SEO pricing isn't arbitrary — it tracks directly to the amount of work required and the level of competition you're up against. Before comparing quotes, it helps to understand the main variables that push cost up or down.
Market Competition
A body shop in a smaller city competing against five other shops faces a very different challenge than one in a major metro with 40+ competitors and dealer-backed collision centers. Competitive markets require more content, stronger link profiles, and more aggressive local citation work — all of which take time and cost money.
Number of Locations
Each location needs its own Google Business Profile optimization, location-specific landing page, and citation presence across directories like Carwise, AutoBody-Review, BBB, and Yelp. Multi-location shops aren't twice the work — they're closer to 1.5x to 2x per added location, because some infrastructure overlaps.

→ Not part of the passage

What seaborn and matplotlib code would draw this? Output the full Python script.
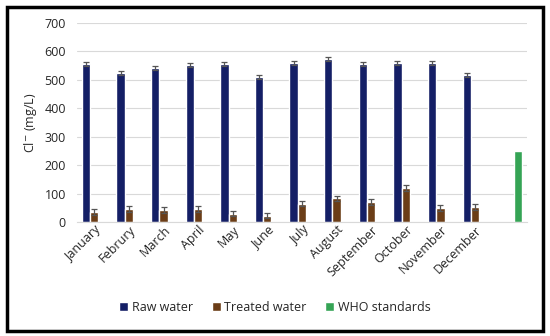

Current Site and Authority Baseline
A shop starting with a weak technical foundation — slow site, thin pages, inconsistent NAP data — requires remediation work before growth-oriented SEO can even begin. That upfront work adds cost, but it's unavoidable. Trying to rank with a broken foundation is wasted spend.
Service Scope
Full-service SEO engagements covering technical SEO, local optimization, content creation, link building, and monthly reporting cost more than a scaled-down package focused only on GBP management and a few landing pages. Neither is wrong — what matters is whether the scope matches your goals.
In our experience working with auto body shops, the shops that see the strongest return are the ones whose SEO scope was sized to their actual competitive environment — not just their comfort level with a monthly payment.